Search code examples
pythonnumpymedianmasked-array

How to get single median in numpy masked array with even number of entires


I have a numpy masked nd-array. I need to find the median along a specific axis. For some cases, I end up having even number of elements, in which case numpy.ma.median gives average of the middle two elements. However, I don't want the average. I want one of the median elements. Any one of the two is fine. How do I get this?

MWE:

>>> import numpy
>>> data=numpy.arange(-5,10).reshape(3,5)
>>> mdata=numpy.ma.masked_where(data<=0,data)
>>> numpy.ma.median(mdata, axis=0)
masked_array(data=[5.0, 3.5, 4.5, 5.5, 6.5],
             mask=[False, False, False, False, False],
       fill_value=1e+20)

As you can see, it is averaging (1 and 6) and providing fractional values (3.5).
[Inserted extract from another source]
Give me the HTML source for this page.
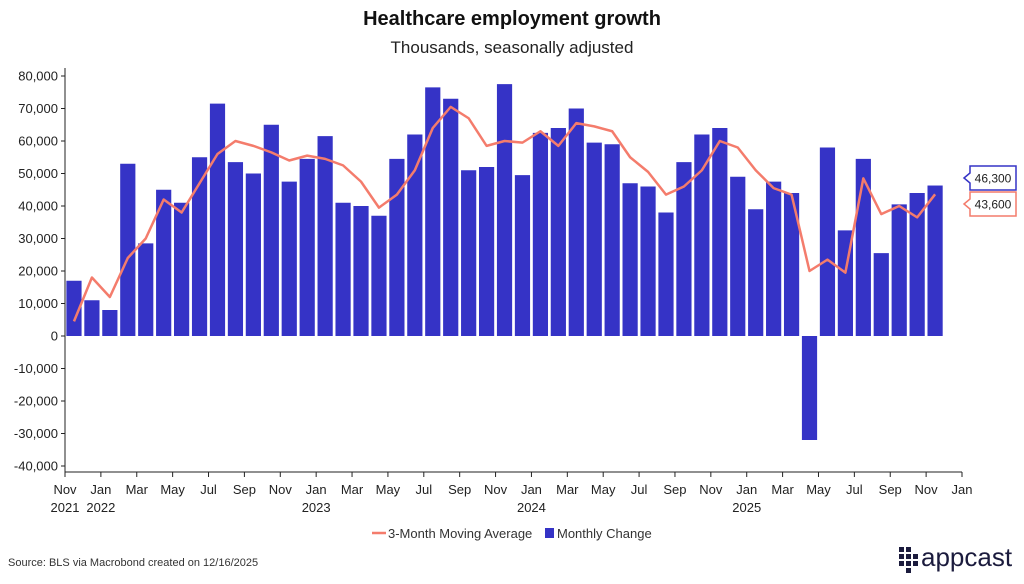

I want any one of 1 or 6.


Solution

    • numpy.percentile(array, 50) gives median value.
    • numpy.percentile has an option to specify interpolation to nearest.
    • However this function is not available in numpy.ma module.
    • The trick used in this answer can be used here.

    The idea is to fill invalid values with nan and use numpy.nanpercentile() with nearest interpolation.

    >>> mdata1 = numpy.ma.filled(mdata.astype('float'), numpy.nan)
    >>> numpy.nanpercentile(mdata1, 50, axis=0, interpolation='nearest')
    array([5., 1., 2., 3., 4.])